Nothing gets media attention like the boss going before a senate subcommittee — definitely the case this week for USSF chief of space operations Gen. Chance Saltzman this week. Saltzman’s discussion of the Space Force in general and the FY 2024 budget specifically spread throughout American media this week for quite a lot of free publicity. This plus a couple of other key public appearances comprise the Space Force news this week. Read on!
Saltzman addresses Senate Armed Services Committee
USSF chief of space operations (CSO) Gen. Chance Saltzman sat for a Senate Armed Services Committee hearing this week, and his appearance was thoroughly covered in mainstream media outlets. Though the hearing was an examination of the Pentagon budget for 2023, Saltzman took the opportunity to advance his vision for the Space Force as the frontiers of space warfare are still being defined.

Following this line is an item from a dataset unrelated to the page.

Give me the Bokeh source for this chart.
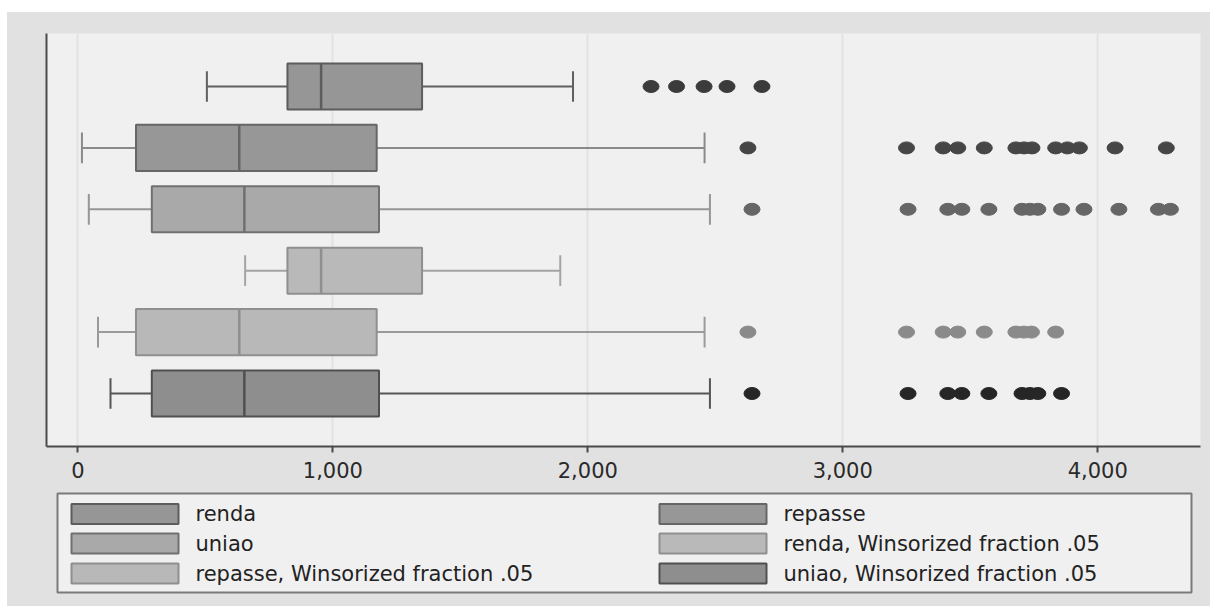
from bokeh.plotting import figure
from bokeh.layouts import column, row, Spacer
from bokeh.models import Range1d, FixedTicker, NumeralTickFormatter
from bokeh.core.properties import value
from bokeh.embed import file_html
from bokeh.resources import INLINE

# ---------------- data ----------------
series = ["renda", "repasse", "uniao",
          "renda, Winsorized fraction .05",
          "repasse, Winsorized fraction .05",
          "uniao, Winsorized fraction .05"]
whisker_low = [506, 16, 43, 656, 79, 128]
q1 = [822, 228, 290, 822, 228, 290]
median = [954, 633, 653, 954, 633, 653]
q3 = [1350, 1172, 1181, 1350, 1172, 1181]
whisker_high = [1942, 2458, 2479, 1892, 2458, 2479]
outliers = [
    [2248, 2348, 2456, 2546, 2683],
    [2628, 3250, 3394, 3451, 3555, 3679, 3711, 3742, 3835, 3881, 3928, 4068, 4269],
    [2644, 3256, 3412, 3467, 3573, 3703, 3734, 3765, 3858, 3946, 4083, 4238, 4285],
    [],
    [2628, 3250, 3394, 3451, 3555, 3679, 3710, 3740, 3835],
    [2644, 3256, 3412, 3467, 3573, 3703, 3734, 3765, 3858],
]
x_ticks = [0, 1000, 2000, 3000, 4000]

# ---------------- styles ----------------
fills = ["#969696", "#979797", "#a9a9a9", "#b9b9b9", "#b8b8b8", "#8e8e8e"]
box_lines = ["#5c5c5c", "#666666", "#707070", "#8f8f8f", "#8f8f8f", "#505050"]
whisk_lines = ["#5f5f5f", "#8a8a8a", "#969696", "#a4a4a4", "#9a9a9a", "#555555"]
marker_cols = ["#3b3b3b", "#464646", "#666666", "#999999", "#8a8a8a", "#262626"]

FONT = "DejaVu Sans"
OUTER = "#e1e1e1"
INNER = "#f0f0f0"

TOP_PAD, LEFT_PAD = 12, 7
W = 1210 - LEFT_PAD
MAIN_H = 488 - TOP_PAD
BL, BR = 46 - LEFT_PAD, 10
p = figure(width=W, height=MAIN_H, output_backend="svg", toolbar_location=None,
           x_range=Range1d(-123, 4403), y_range=Range1d(6.863, 0.137),
           min_border_left=BL, min_border_right=BR, min_border_top=33 - TOP_PAD,
           min_border_bottom=42)
p.background_fill_color = INNER
p.border_fill_color = OUTER
p.outline_line_color = None

ypos = list(range(1, len(series) + 1))
BOX_H = 0.75
CAP = 0.25
for i, y in enumerate(ypos):
    # whiskers
    p.segment(x0=[whisker_low[i], q3[i]], y0=[y, y], x1=[q1[i], whisker_high[i]], y1=[y, y],
              line_color=whisk_lines[i], line_width=2)
    p.segment(x0=[whisker_low[i], whisker_high[i]], y0=[y - CAP, y - CAP],
              x1=[whisker_low[i], whisker_high[i]], y1=[y + CAP, y + CAP],
              line_color=whisk_lines[i], line_width=2)
    # box
    p.hbar(y=[y], left=[q1[i]], right=[q3[i]], height=BOX_H,
           fill_color=fills[i], line_color=box_lines[i], line_width=2)
    # median
    p.segment(x0=[median[i]], y0=[y - BOX_H / 2], x1=[median[i]], y1=[y + BOX_H / 2],
              line_color=box_lines[i], line_width=2.5)
    # outliers
    if outliers[i]:
        p.ellipse(x=outliers[i], y=[y] * len(outliers[i]), width=16, height=12,
                  width_units="screen", height_units="screen",
                  fill_color=marker_cols[i], line_color=marker_cols[i])

# axes
p.xaxis.ticker = FixedTicker(ticks=x_ticks)
p.xaxis.formatter = NumeralTickFormatter(format="0,0")
p.xaxis.axis_line_color = "#4a4a4a"
p.xaxis.axis_line_width = 2
p.xaxis.major_tick_line_color = "#4a4a4a"
p.xaxis.major_tick_line_width = 2
p.xaxis.major_tick_out = 6
p.xaxis.major_tick_in = 0
p.xaxis.minor_tick_line_color = None
p.xaxis.major_label_standoff = 9
p.xaxis.major_label_text_font = FONT
p.xaxis.major_label_text_font_size = "21px"
p.xaxis.major_label_text_color = "#2a2a2a"

p.yaxis.ticker = FixedTicker(ticks=[])
p.yaxis.axis_line_color = "#4a4a4a"
p.yaxis.axis_line_width = 2
p.yaxis.major_tick_line_color = None
p.yaxis.minor_tick_line_color = None
p.yaxis.major_label_text_font_size = "0px"

p.xgrid.ticker = FixedTicker(ticks=x_ticks)
p.xgrid.grid_line_color = "#e2e2e2"
p.xgrid.grid_line_width = 2
p.ygrid.grid_line_color = None

# ---------------- legend panel ----------------
L_H = 606 - 488
lg = figure(width=W, height=L_H, output_backend="svg", toolbar_location=None,
            x_range=Range1d(46, 1200), y_range=Range1d(L_H, 0),
            min_border_left=BL, min_border_right=BR,
            min_border_top=0, min_border_bottom=0)
lg.axis.visible = False
lg.grid.visible = False
lg.outline_line_color = None
lg.background_fill_alpha = 0
lg.border_fill_color = OUTER

# legend frame
lg.quad(left=[57], right=[1191], top=[5], bottom=[104],
        fill_color=INNER, line_color="#7a7a7a", line_width=2)

order = [0, 1, 2, 3, 4, 5]  # row-major: (renda, repasse), (uniao, renda W), (repasse W, uniao W)
col_key_x = [71, 659]
col_text_x = [195, 783]
row_y = [25.5, 55, 85]
KEY_W, KEY_H = 107, 20
for k, idx in enumerate(order):
    r, c = divmod(k, 2)
    kx = col_key_x[c]
    ky = row_y[r]
    lg.quad(left=[kx], right=[kx + KEY_W], top=[ky - KEY_H / 2], bottom=[ky + KEY_H / 2],
            fill_color=fills[idx], line_color=box_lines[idx], line_width=2)
    lg.text(x=[col_text_x[c]], y=[ky], text=[series[idx]],
            text_font=value(FONT), text_font_size="21px", text_color="#222222",
            text_baseline="middle", text_align="left")

inner = column(p, lg, spacing=0, styles={"background-color": OUTER})
layout = column(Spacer(height=TOP_PAD),
                row(Spacer(width=LEFT_PAD), inner, spacing=0),
                spacing=0)
open("out.html", "w").write(file_html(layout, INLINE))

Saltzman’s opening remarks focused on what he sees as the necessary three lines of effort:
- the building up of “combat–credible forces”, including resilient satellite constellations and development of an operational test–and–training Infrastructure, among others;
- amplifying the Guardian Spirit via, for example, broadening digital recruitment efforts, developing further the Space Force University Partnership Program; and
- elimination of barriers to collaboration. “including over–classification, so the Space Force can build enduring advantages with our partners.”

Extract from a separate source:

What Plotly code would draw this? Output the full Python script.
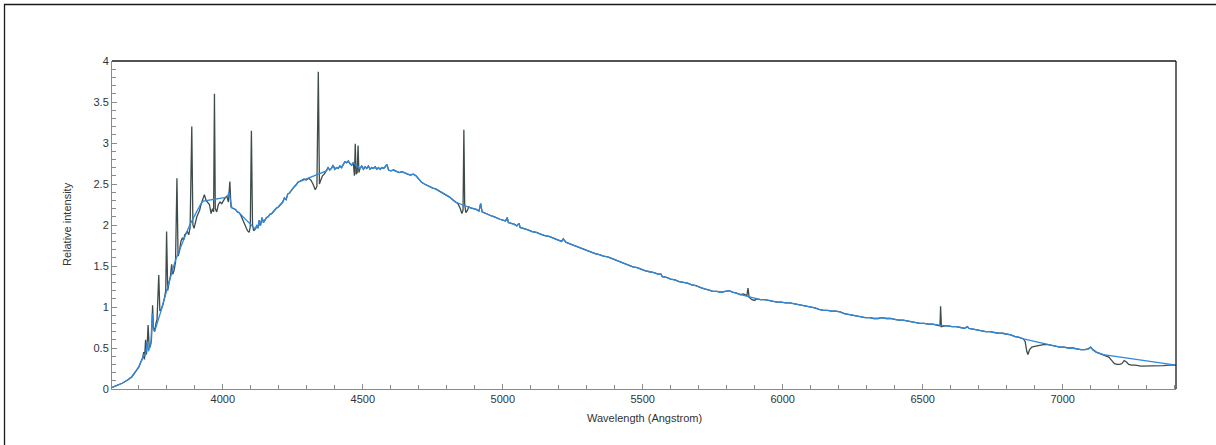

As for Saltzman’s back–and–forth with various congresspeople, the entire hearing may be seen below, courtesy C-Span.
Sen. Deb Fischer (R–Neb.) asked about the Overhead Persistent InfraRed (OPIR) missile–warning system, specifically with regard to the possible cutting of a third satellite for the constellation in the FY 2024 budget.
Sen. Angus King (I–Maine) inquired about recruitment, retention and Saltzman’s idea of a reserve force for the USSF.

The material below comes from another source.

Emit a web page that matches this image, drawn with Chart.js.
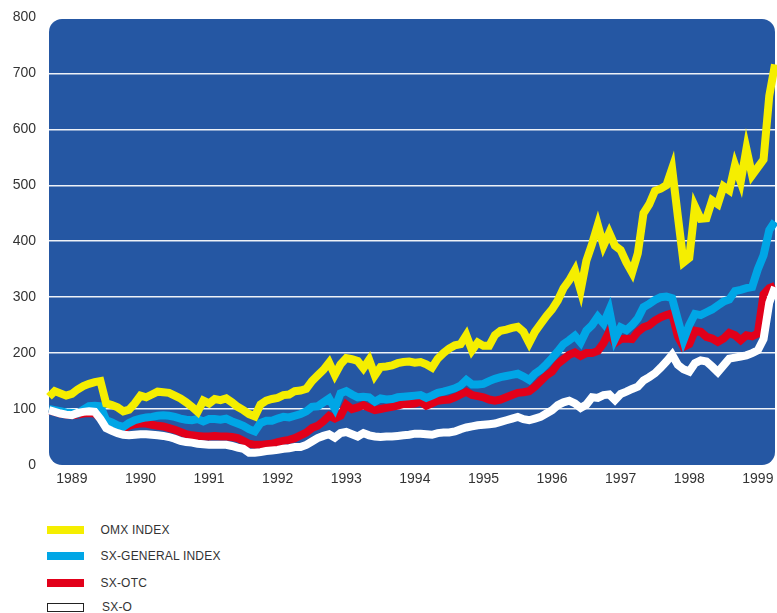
<!DOCTYPE html>
<html>
<head>
<meta charset="utf-8">
<script src="https://cdn.jsdelivr.net/npm/chart.js@4.4.1/dist/chart.umd.min.js"></script>
<style>
  html, body { margin:0; padding:0; background:#fff; width:777px; height:613px; overflow:hidden; }
  #c { position:absolute; left:0; top:0; }
  .sw { position:absolute; width:37px; height:8px; box-sizing:border-box; }
  .lb { position:absolute; white-space:nowrap; font-family:"Liberation Sans", Arial, sans-serif;
        font-size:12px; line-height:14px; color:#333; letter-spacing:0.2px; }
</style>
</head>
<body>
<canvas id="c" width="777" height="500"></canvas>
<div id="legend"></div>
<script>
// ---- data ----
const yearLabels = ['1989','1990','1991','1992','1993','1994','1995','1996','1997','1998','1999'];
// monthly categories, Aug 1989 .. Mar 2000 (year label shown at each December)
const months = [];
(function(){
  let y = 1989, m = 8;
  for (let k = 0; k < 128; k++) {
    months.push(y + '-' + String(m).padStart(2,'0'));
    m++; if (m > 12) { m = 1; y++; }
  }
})();

const seriesNames = ['OMX INDEX','SX-GENERAL INDEX','SX-OTC','SX-O'];

const omx = [
  122,132,128,124,
  127,135,141,145,148,150,110,107,103,96,99,110,
  124,121,126,131,130,129,124,119,112,104,95,115,
  110,118,116,119,112,104,98,91,87,108,115,118,
  120,125,126,132,133,136,150,160,170,183,161,180,
  191,189,186,173,188,160,175,176,178,182,184,185,
  183,184,180,174,190,200,208,214,216,232,205,219,
  213,213,232,240,242,245,247,238,218,238,252,266,
  278,294,316,330,348,312,365,395,429,392,415,392,
  384,362,344,378,450,466,490,494,500,530,445,362,
  370,462,440,441,473,466,498,491,536,506,565,518,
  532,546,660,716
];
const sxGeneral = [
  100,98,96,94,
  93,92,99,105,106,105,80,76,71,68,75,80,
  83,85,86,88,89,88,86,83,81,80,82,78,
  82,82,81,83,78,74,70,64,60,75,79,79,
  83,86,85,88,91,96,104,105,112,119,101,128,
  132,126,121,122,121,113,119,117,118,121,122,123,
  124,125,120,124,129,131,134,137,142,152,144,144,
  145,150,154,157,159,161,163,158,152,163,170,180,
  191,203,216,223,231,219,240,250,265,253,277,225,
  246,241,250,262,282,288,295,300,301,298,260,223,
  250,270,268,273,278,285,292,296,311,313,316,318,
  350,375,420,435
];
const sxOtc = [
  98,95,92,90,
  89,90,92,93,92,84,72,64,62,65,70,73,
  74,74,72,70,69,66,63,59,55,53,52,51,
  51,52,51,51,50,48,43,38,36,36,37,38,
  41,43,45,48,53,58,66,70,78,88,83,88,
  108,100,103,107,102,98,100,102,104,106,109,109,
  110,113,106,110,115,116,117,121,126,131,125,123,
  121,117,115,117,121,125,129,130,132,140,150,160,
  167,181,189,197,201,195,200,200,204,218,238,218,
  225,226,225,238,246,250,258,264,268,271,230,211,
  216,240,238,229,226,220,226,236,232,223,232,230,
  235,305,316,320
];
const sxO = [
  98,95,92,90,
  89,93,95,96,95,82,66,61,57,54,53,54,
  55,55,54,53,52,50,47,43,41,40,38,37,
  36,36,36,36,34,31,29,22,22,23,25,26,
  27,29,30,32,32,36,42,48,52,55,49,57,
  59,55,51,57,53,51,50,51,51,52,53,54,
  56,56,55,54,57,58,58,60,64,67,69,71,
  72,73,74,77,80,83,86,82,80,83,86,92,
  98,107,112,115,110,102,108,121,120,125,126,116,
  127,131,136,140,151,157,164,174,185,197,179,171,
  167,182,187,185,176,166,178,190,192,194,196,200,
  205,225,290,318
];

// ---- styles ----
const COLORS = ['#f5ee00', '#00a6e6', '#e2001a', '#ffffff'];
const BG = '#2557a3';
const FONT = '"Liberation Sans", Arial, sans-serif';

const bgPlugin = {
  id: 'roundedBg',
  beforeDraw(chart) {
    const { ctx, chartArea: a } = chart;
    const x = a.left, y = a.top + 1.6, w = a.right - a.left, h = a.bottom - y, r = 13;
    ctx.save();
    ctx.fillStyle = BG;
    ctx.beginPath();
    ctx.moveTo(x + r, y);
    ctx.lineTo(x + w - r, y);
    ctx.arcTo(x + w, y, x + w, y + r, r);
    ctx.lineTo(x + w, y + h - r);
    ctx.arcTo(x + w, y + h, x + w - r, y + h, r);
    ctx.lineTo(x + r, y + h);
    ctx.arcTo(x, y + h, x, y + h - r, r);
    ctx.lineTo(x, y + r);
    ctx.arcTo(x, y, x + r, y, r);
    ctx.closePath();
    ctx.fill();
    ctx.restore();
  }
};

const seriesData = [omx, sxGeneral, sxOtc, sxO];
const orders = [0, 2, 3, 1];

function noAxisPadding(axis) {
  axis.paddingTop = 0; axis.paddingBottom = 0;
  axis.paddingLeft = 0; axis.paddingRight = 0;
}

new Chart(document.getElementById('c'), {
  type: 'line',
  data: {
    labels: months,
    datasets: seriesData.map((d, i) => ({
      label: seriesNames[i],
      data: d,
      borderColor: COLORS[i],
      backgroundColor: COLORS[i],
      order: orders[i]
    }))
  },
  options: {
    responsive: false,
    animation: false,
    layout: { autoPadding: false, padding: { left: 0, right: 2, top: 17.4, bottom: 0 } },
    plugins: { legend: { display: false }, tooltip: { enabled: false } },
    elements: {
      line: { borderWidth: 8, tension: 0, borderJoinStyle: 'miter', borderCapStyle: 'butt', fill: false },
      point: { radius: 0, hoverRadius: 0 }
    },
    scales: {
      x: {
        type: 'category',
        offset: false,
        grid: { display: false, drawTicks: false },
        border: { display: false },
        ticks: {
          autoSkip: false, maxRotation: 0, minRotation: 0, padding: 6,
          color: '#333', font: { family: FONT, size: 14 },
          callback: function (v) {
            const lab = this.getLabelForValue(v);
            const yr = lab.slice(0, 4);
            return (lab.endsWith('-12') && yearLabels.includes(yr)) ? yr : '';
          }
        },
        afterFit(axis) { axis.height = 35; noAxisPadding(axis); }
      },
      y: {
        min: 0, max: 800,
        grid: {
          drawTicks: false,
          lineWidth: 1.5,
          color: c => (c.tick && (c.tick.value === 0 || c.tick.value === 800)) ? 'rgba(0,0,0,0)' : 'rgba(255,255,255,0.92)'
        },
        border: { display: false },
        ticks: { stepSize: 100, padding: 13, color: '#333', font: { family: FONT, size: 14 } },
        afterFit(axis) { axis.width = 49; noAxisPadding(axis); }
      }
    }
  },
  plugins: [bgPlugin]
});

// ---- legend (HTML text) ----
const legend = document.getElementById('legend');
const rowsY = [529.5, 556, 582.5, 607];
seriesNames.forEach((name, i) => {
  const sw = document.createElement('div');
  sw.className = 'sw';
  sw.style.left = '47px';
  sw.style.top = (rowsY[i] - 4) + 'px';
  sw.style.background = COLORS[i];
  if (i === 3) { sw.style.border = '1px solid #222'; sw.style.height = '9px'; }
  legend.appendChild(sw);
  const lb = document.createElement('div');
  lb.className = 'lb';
  lb.style.left = (i === 3 ? 102 : 100.5) + 'px';
  lb.style.top = (rowsY[i] - 7) + 'px';
  lb.textContent = name;
  legend.appendChild(lb);
});
</script>
</body>
</html>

Sen. Kirsten Gillibrand (D–NY) requested that Saltzman go into detail about partnerships with private enterprises affect the ever–busier launch schedules.
Finally, Sen. Tommy Tuberville (R–Ala.) challenged Saltzman point blank: “Give us your no. 1 priority for the Space Force.” The Alabaman went on to ask if whether space junk cleanup might be privatized in the near future…
Sources: Executive Gov, C–Span, YouTube.
Tuberville answers Alabama media on SPACECOM HQ
Of course, those who follow either Space Force news or who are political wonks know that Tuberville has made himself most visible recently over the proposed relocation of US Space Command (SPACECOM) headquarters to Huntsville, Alabama, from its current interim location in Colorado Springs.
The move was originally approved by the Trump Administration in January 2021, but US senators and representatives from Colorado have fought the decision at every turn. With the dispute now in its third year of wrangling, Department of Defense officials announced last week that “more analysis” was needed on the decision.
Tuberville thus took matters into his own hands, refusing to advance DoD promotions sent to the Senate. The Senator objected to not only more stalling on the relocation, but also by the suggestion that the armed forces would imburse servicewomen needed to travel out of state for an abortion procedure due to Alabama’s restrictive reproductive rights laws.
This week, Alabama media wanted some answers from Tuberville, who had to admit on Wednesday, March 15, that “We don’t know the direction that they’re going to go in” and “I don’t know what else they can review. [The Redstone Arsenal site] is by far the best place.”
At stake is some 1,400 new jobs for the Huntsville area.
“I think they’re getting close to a decision,” Tuberville ultimately stated. “But who knows? It could be tomorrow. It could be this time next week or it could be six months from now.” Sources: AL.com , Military.com .
Space Launch Delta 30 commander: Vandernberg twice as busy in 2023
On Wednesday, March 15, the annual “State of Vandenburg Space Force Base” was given by Space Launch Delta 30 commander Col. Robert Long — and he had nothing but effusive optimism to report, chiefly that, despite a record–setting 2022, up to twice as many launch missions will be undertaken in ’23.
Long told attendees at the event sponsored by the Santa Maria Valley and Lompoc Valley chambers of commerce that “The future is bright and going to be busy,” with the 22 launches Vandenberg sent up last year will increase to up to 45 this year.
“We get a lot of interested parties asking about what can Vandenberg provide to us, whether that’s Space Force, whether that’s other agencies or other civil partners,” Long said, touting the base’s burgeoning relationships with the New Space industry. “When you look at the increase of activity in the space industry as a whole, Vandenberg is going to be an integral part of that.”
And in the meantime, Long is looking at home: “We’re very much interested in building out our infrastructure where we can to modernize it — much of it is shuttle–era infrastructure.” Sources: Noozhawk, Santa Maria Times, YouTube.